LET’S WRANGLE SOME HOUSING DATA.
We’ll try something different with how posts are organized. In the past I have generally mixed data wrangling, R code and graphs all in one post. Now I’m going to break it up. Posts like yesterday will just show some data and discuss it. Then, if the data wrangling or code is complicated enough I’ll follow up with another post with details.
You’ll be able to find all my posts on data wrangling, under the data wrangling tag and R code under the R tag. If you are interested in economic trends or housing, just search for the topic on my topics page. Sometimes, especially for the older posts, things will be mixed up. But I’ll try to keep it better organized going forward.
A (Tidyquant)um of solace
In yesterday’s post we reviewed some trends in housing vacancies. In this post I want to write about the data wrangling for that post. Turns out some cool tools make this a bit shorter than it was originally going to be. That’s a good thing. Let me tell you about it.

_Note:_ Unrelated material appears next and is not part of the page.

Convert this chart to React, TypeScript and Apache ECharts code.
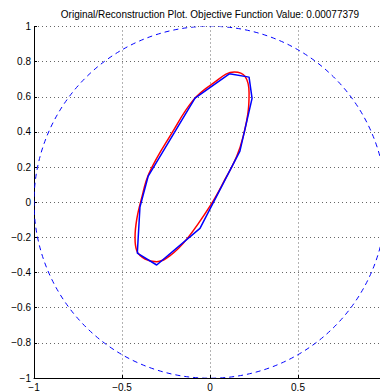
import React, { useEffect, useRef } from 'react';
import * as echarts from 'echarts';

const titleText = 'Original/Reconstruction Plot. Objective Function Value: 0.00077379';

// Original (red) closed curve
const originalX = [0.085, 0.010, -0.132, -0.227, -0.303, -0.369, -0.416, -0.426, -0.416, -0.390, -0.345, -0.216, -0.093, 0.019, 0.138, 0.199, 0.222, 0.218, 0.189, 0.152, 0.085];
const originalY = [0.130, -0.006, -0.210, -0.304, -0.338, -0.323, -0.276, -0.200, -0.096, 0.017, 0.168, 0.395, 0.584, 0.678, 0.741, 0.716, 0.622, 0.527, 0.376, 0.262, 0.130];

// Reconstruction (blue) polygon
const reconX = [0.110, 0.222, 0.239, 0.170, -0.057, -0.303, -0.413, -0.398, -0.351, -0.085, 0.110];
const reconY = [0.731, 0.712, 0.591, 0.291, -0.149, -0.357, -0.289, -0.028, 0.149, 0.593, 0.731];

// Unit circle: centre x, centre y, radius
const circleSpec = [0, 0, 1];

const xMin = -1, xMax = 1, xStep = 0.5;
const yMin = -1, yMax = 1, yStep = 0.2;

const FONT = '"Liberation Sans", Arial, Helvetica, sans-serif';

const fmt = (v: number) => {
  const r = Math.round(v * 10) / 10;
  return String(r).replace('-', '\u2212');
};

export default function App() {
  const ref = useRef<HTMLDivElement>(null);
  useEffect(() => {
    if (!ref.current) return;
    const chart = echarts.init(ref.current, undefined, { renderer: 'svg' });
    const axisCommon = {
      type: 'value' as const,
      axisLine: { show: true, onZero: false, lineStyle: { color: '#000', width: 1 } },
      axisTick: { show: true, inside: true, length: 3, lineStyle: { color: '#000' } },
      axisLabel: { color: '#000', fontSize: 10, fontFamily: FONT, formatter: fmt },
      splitLine: { show: true, lineStyle: { color: '#666', width: 1, type: [1, 3] } },
    };
    chart.setOption({
      animation: false,
      backgroundColor: '#fff',
      grid: { left: 34, top: 26.5, bottom: 12.5, right: 14, containLabel: false },
      graphic: [
        {
          type: 'text',
          x: 210,
          y: 9,
          style: {
            text: titleText,
            font: '10px ' + FONT,
            fill: '#000',
            align: 'center',
            verticalAlign: 'top',
            textAlign: 'center',
            textVerticalAlign: 'top',
          },
        },
      ],
      xAxis: { ...axisCommon, min: xMin, max: xMax, interval: xStep, axisLabel: { ...axisCommon.axisLabel, margin: 4, showMaxLabel: false } },
      yAxis: { ...axisCommon, min: yMin, max: yMax, interval: yStep, axisLabel: { ...axisCommon.axisLabel, margin: 3 } },
      series: [
        {
          type: 'custom',
          clip: true,
          data: [circleSpec],
          renderItem: (params: any, api: any) => {
            const c = api.coord([api.value(0), api.value(1)]);
            const e = api.coord([api.value(0) + api.value(2), api.value(1)]);
            return {
              type: 'circle',
              shape: { cx: c[0], cy: c[1], r: e[0] - c[0] },
              style: { fill: 'none', stroke: '#0000ff', lineWidth: 1, lineDash: [5, 4] },
            };
          },
        },
        {
          type: 'line',
          data: originalX.map((x, i) => [x, originalY[i]]),
          smooth: 0.4,
          symbol: 'none',
          lineStyle: { color: '#ff0000', width: 1.5 },
        },
        {
          type: 'line',
          data: reconX.map((x, i) => [x, reconY[i]]),
          symbol: 'none',
          lineStyle: { color: '#0000ff', width: 1.5 },
        },
      ],
    });
    return () => chart.dispose();
  }, []);
  return (
    <div style={{ position: 'fixed', left: 0, top: 0, width: 380, height: 392, overflow: 'hidden', background: '#fff' }}>
      <div ref={ref} style={{ width: 400, height: 392 }} />
    </div>
  );
}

Yesterday we were looking at U.S. housing inventory using data from the U.S. Census Bureau’s Housing Vacancy Survey (HVS). You can get the HVS data from the Census webpage, but it’s kind of a mess.
It sure is nice when there’s a cool new tool that helps you get the job done.
Turns out the tidyquant package was super-helpful here. Description of the package straight from CRAN:
Bringing financial analysis to the ‘tidyverse’. The ‘tidyquant’ package provides a convenient wrapper to various ‘xts’, ‘zoo’, ‘quantmod’, ‘TTR’ and ‘PerformanceAnalytics’ package functions and returns the objects in the tidy ‘tibble’ format. The main advantage is being able to use quantitative functions with the ‘tidyverse’ functions including ‘purrr’, ‘dplyr’, ‘tidyr’, ‘ggplot2’, ‘lubridate’, etc. See the ‘tidyquant’ website for more information, documentation and examples.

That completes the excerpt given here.